Wenn dein Händler dir nicht helfen kann dann rufe mal hier an.
http://www.penn-fishing-center.de/


----------



## vermesser (5. März 2015)

*AW: Ersatzteile Penn Rollen?*

Angelsport Schirmer besorgt sowas schnell und günstig  .


----------



## Baum1309 (5. März 2015)

*AW: Ersatzteile Penn Rollen?*

Oder hier:

http://reel-service-center.eu/


hab dort ein Ersatzteil für meine Battle bekommen


----------



## magut (5. März 2015)

*AW: Ersatzteile Penn Rollen?*

Danke Jungs
die penn seite hatte ich schon angeschrieben abervda kam nix :r
die andren werdnich umgehend versuchen#6
LG
Mario


----------



## Dakarangus (5. März 2015)

*AW: Ersatzteile Penn Rollen?*

Ich habe gute Erfahrungen mit dem Reel service center gemacht. Die haben viele Teile direkt vorrätig und versenden sie günstig!


----------



## vermesser (5. März 2015)

*AW: Ersatzteile Penn Rollen?*

@ Dakarangus: Nur für Penn oder auch für andere Marken?


----------



## Dakarangus (5. März 2015)

*AW: Ersatzteile Penn Rollen?*

Ich habe bisher nur für Penn Rollen da bestellt.

die machen ja auch noch Mitchell und abu, von diesen Herstellern besitze ich aber gar keine Rollen.

ich önnte mir aber vorstellen, dass es damit ähnlich gut läuft, da die genannten "Marken" eh alle Pure Fishing gehören.


----------



## Prof. van Helsing (5. März 2015)

*AW: Ersatzteile Penn Rollen?*

Die machen komplett pure fishing


----------



## magut (6. März 2015)

*AW: Ersatzteile Penn Rollen?*

Update|wavey:

wurde da die Teile offiziell nicht mehr verfügbar sind,  auch von Penn an das reel center verwiesen.
UND  die haben es gerichtet#6
bekomm die Schraube und Distanz Scheibe zugesandt|wavey:
alles zusammen keine 4 euronen!:q

ich danke euch allen für die Mühe! !
kann ich uneingeschränkt empfehlen!!:vik:
LG
Mario


----------



## Der Buhnenfischer (8. März 2015)

*AW: Ersatzteile Penn Rollen?*



Baum1309 schrieb:


> Oder hier:
> 
> http://reel-service-center.eu/



Das ist die richtige und nebenher die beste Adresse.

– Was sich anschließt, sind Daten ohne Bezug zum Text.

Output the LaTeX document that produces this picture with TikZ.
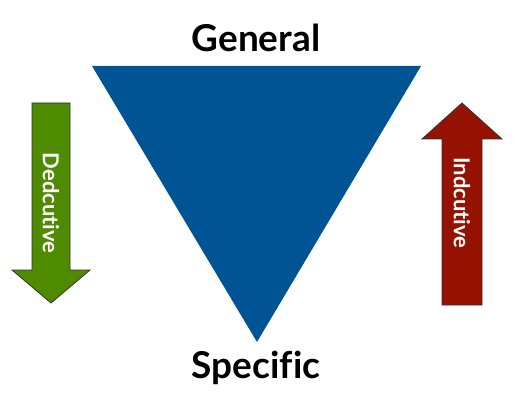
\documentclass[tikz,border=0pt]{standalone}
\usepackage{fontspec}
\setmainfont{Lato}[Ligatures=NoCommon]
\usetikzlibrary{positioning}
\definecolor{triblue}{RGB}{0,84,147}
\definecolor{dedgreen}{RGB}{78,139,0}
\definecolor{indred}{RGB}{150,18,0}

\begin{document}
\begin{tikzpicture}[x=1pt,y=-1pt,
    title/.style={font=\bfseries\fontsize{37}{40}\selectfont, text=black},
    arrowtext/.style={font=\bfseries\fontsize{22}{24}\selectfont, text=white, rotate=-90},
    arrowbody/.style={draw=black!80, line width=0.8pt}]
    \useasboundingbox (0,0) rectangle (513,403);

    \fill[triblue] (92,66)--(421,66)--(257,342)--cycle;

    \filldraw[arrowbody, fill=dedgreen] (32,103)--(70,103)--(70,270)--(90,270)--(51,303)--(12,270)--(32,270)--cycle;
    \filldraw[arrowbody, fill=indred] (442,305)--(442,139)--(422,139)--(462,103)--(502,139)--(482,139)--(482,305)--cycle;

    \node[title] at (256,38)(general) {General};
    \node[title] at (256,368)(specific) {Specific};
    \node[arrowtext] at (51,203)(ded) {Dedcutive};
    \node[arrowtext] at (462,203)(ind) {Indcutive};
\end{tikzpicture}
\end{document}
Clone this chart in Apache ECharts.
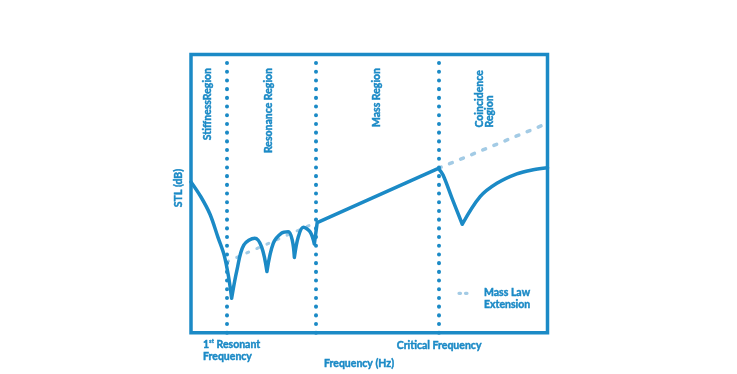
<!DOCTYPE html>
<html><head><meta charset="utf-8">
<script src="https://cdn.jsdelivr.net/npm/echarts@6/dist/echarts.min.js"></script>
<style>html,body{margin:0;padding:0;background:#fff}#c{width:737px;height:374px}</style>
</head><body><div id="c"></div>
<script>
// Region boundaries (relative frequency units, 0-100)
var boundaries = [10.0, 35.0, 69.4];
// Main STL curve, segments separated by null (cusps at dips)
var stlCurve = [
  [0, 54.2], [2.8, 48.8], [5.33, 42.6], [7.57, 34.3], [9.26, 28.1], [10.5, 20.4], [11.4, 12.4],
  null,
  [11.4, 12.4], [12.9, 22.6], [14.8, 31.5], [17.9, 34.0], [19.8, 30.9], [21.3, 22.0],
  null,
  [21.3, 22.0], [23.1, 32.2], [25.4, 35.8], [27.3, 36.3], [28.4, 33.3], [29.0, 27.1],
  null,
  [29.0, 27.1], [30.1, 34.5], [31.5, 37.9], [33.4, 36.3], [34.6, 31.9],
  null,
  [34.6, 31.9], [35.4, 39.6],
  null,
  [35.4, 39.6], [69.4, 59.1],
  null,
  [69.4, 59.1], [70.7, 56.7], [73.2, 48.4], [76.1, 39.0],
  null,
  [76.1, 39.0], [81.1, 48.9], [85.8, 53.7], [91.4, 57.1], [96.0, 58.6], [100, 59.3]
];
// Mass law extension (dotted)
var massLawResonance = [[10.0, 25.5], [35.0, 39.6]];
var massLawCoincidence = [[69.4, 59.1], [100, 75.3]];
var regionLabels = ['StiffnessRegion', 'Resonance Region', 'Mass Region', 'Coincidence\nRegion'];
var bottomLabels = ['1st Resonant\nFrequency', 'Critical Frequency', 'Frequency (Hz)'];
var yLabel = 'STL (dB)';
var legendText = 'Mass Law\nExtension';

var BLUE = '#1b8ac6', LIGHT = '#a3cbe5';
var FONT = 'Lato';
var W = 'bold';
var chart = echarts.init(document.getElementById('c'), null, {renderer: 'canvas'});
var txt = function (o) {
  return {type: 'text', silent: true, style: Object.assign({fill: BLUE, stroke: BLUE, lineWidth: 0.45, fontFamily: FONT, fontWeight: W, fontSize: 10.5}, o.style), x: o.x, y: o.y, rotation: o.rotation || 0};
};
chart.setOption({
  animation: false,
  grid: {left: 191, top: 54.5, width: 356.5, height: 278.3, show: true, borderColor: BLUE, borderWidth: 3.5, backgroundColor: 'transparent'},
  xAxis: {type: 'value', min: 0, max: 100, show: false},
  yAxis: {type: 'value', min: 0, max: 100, show: false},
  series: [
    {type: 'line', name: 'Mass Law Extension', data: massLawResonance, symbol: 'none', z: 1,
      lineStyle: {color: LIGHT, width: 3, type: [2, 9], cap: 'round'}},
    {type: 'line', name: 'Mass Law Extension 2', data: massLawCoincidence, symbol: 'none', z: 1,
      lineStyle: {color: LIGHT, width: 3.5, type: [3, 9], cap: 'round'}},
    {type: 'line', name: 'STL', data: stlCurve, symbol: 'none', smooth: 0.35, connectNulls: false, z: 3,
      lineStyle: {color: BLUE, width: 3.5, cap: 'round', join: 'round'},
      markLine: {silent: true, symbol: 'none', label: {show: false},
        lineStyle: {color: BLUE, width: 4, type: [0.1, 8.6], cap: 'round', opacity: 1},
        data: boundaries.map(function (b) { return {xAxis: b}; })}}
  ],
  graphic: [
    txt({x: 207.3, y: 68, rotation: Math.PI / 2, style: {text: regionLabels[0], textAlign: 'right', textVerticalAlign: 'middle'}}),
    txt({x: 268.3, y: 68, rotation: Math.PI / 2, style: {text: regionLabels[1], textAlign: 'right', textVerticalAlign: 'middle'}}),
    txt({x: 376.7, y: 68, rotation: Math.PI / 2, style: {text: regionLabels[2], textAlign: 'right', textVerticalAlign: 'middle'}}),
    txt({x: 484.7, y: 127.5, rotation: Math.PI / 2, style: {text: regionLabels[3], textAlign: 'left', textVerticalAlign: 'middle', lineHeight: 10.7}}),
    txt({x: 178.3, y: 188, rotation: Math.PI / 2, style: {text: yLabel, textAlign: 'center', textVerticalAlign: 'middle'}}),
    {type: 'text', x: 203, y: 350.5, silent: true, style: {
      text: '{n|1}{s|st}{n| Resonant}\n{n|Frequency}', textVerticalAlign: 'middle', fill: BLUE, fontFamily: FONT, fontWeight: W,
      rich: {n: {fontSize: 10.5, fontWeight: W, fontFamily: FONT, fill: BLUE, stroke: BLUE, lineWidth: 0.45, lineHeight: 12.4},
             s: {fontSize: 6, fontWeight: W, fontFamily: FONT, fill: BLUE, stroke: BLUE, lineWidth: 0.3, verticalAlign: 'top', lineHeight: 12.4, padding: [0, 0, 4, 0]}}}},
    txt({x: 396.7, y: 346, style: {text: bottomLabels[1], textVerticalAlign: 'middle'}}),
    txt({x: 324, y: 363.3, style: {text: bottomLabels[2], textVerticalAlign: 'middle'}}),
    {type: 'line', silent: true, shape: {x1: 459, y1: 293.3, x2: 472, y2: 293.3},
      style: {stroke: LIGHT, lineWidth: 3.2, lineDash: [1.5, 5], lineCap: 'round'}},
    txt({x: 484, y: 298.8, style: {text: legendText, textVerticalAlign: 'middle', lineHeight: 11.5}})
  ]
});
</script></body></html>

Pure Fishing schickt da alle seine Rollen hin die repariert werden, außerdem reparieren die auch Abu-Multi`s, auch die schönen, alten Rundprofile.
Der Service ist mitunter nicht günstig aber von bester Qualität - der Mann weiß was er macht und tut.


----------



## plinse (15. September 2022)

Auch wenn ich hier eine olle Kamelle ausgrabe:
Die sehr gelobte Adresse: http://reel-service-center.eu/  gibt es scheinbar nicht mehr.
Gibt es aktuelle Empfehlungen?

Mein Problem ist, dass Angelshops scheinbar kein goldenes Brot sind und ich zwar in verschiedenen Revieren immer mal wieder angel, dort auch in Geschäften kaufe, aber meist nur im Urlaub. Geschäfte kommen und gehen und sollte ich was bestellen wollen, ist es nicht bis zum Urlaubsende umsetzbar und hier zu Hause führen die Händler teils kein Penn oder wenn ich eine 8000er Rolle haben will, haben sie eine 4000er in der Hand und erzählen mir, dass ich was größeres nicht brauche... dann gehe ich halt 

Ich bräuchte Bremsscheiben für eine 8000er Penn Sargus, gerne auch für eine 6000er, beim Segeln im Bereich der Kanaren hatte ich 2 Bisse an der 8000er und jetzt ist die Bremse hinüber. Mit Handbremsen habe ich die Fische zwar an Bord bekommen aber das war für die Rolle zu viel.


			Wallerforum ...Das Diskussionsboard | Wallertaugliches Tackle |  Penn Sargus sg6000 wallertauglich oder eher nicht? - Angeln Fischen Welsforum Waller Wels Wallercamp Welsangeln Wallertrip Wallerangeln Wallerfischen Wallertour Wallerkalle
		

Scheinbar kann man auch HT100-Beläge von anderen Pennrollen verwenden, das wäre für mich auf jeden Fall sinnvoll.

Gibt es da Hinweise - speziell auch wo man die Teile aktuell bekommt?
VG, Eike


----------



## nostradamus (15. September 2022)

Hi,
von wo kommst du? Eventhat jemandeinen Tipp für ein Geschäft, welches Penn führt.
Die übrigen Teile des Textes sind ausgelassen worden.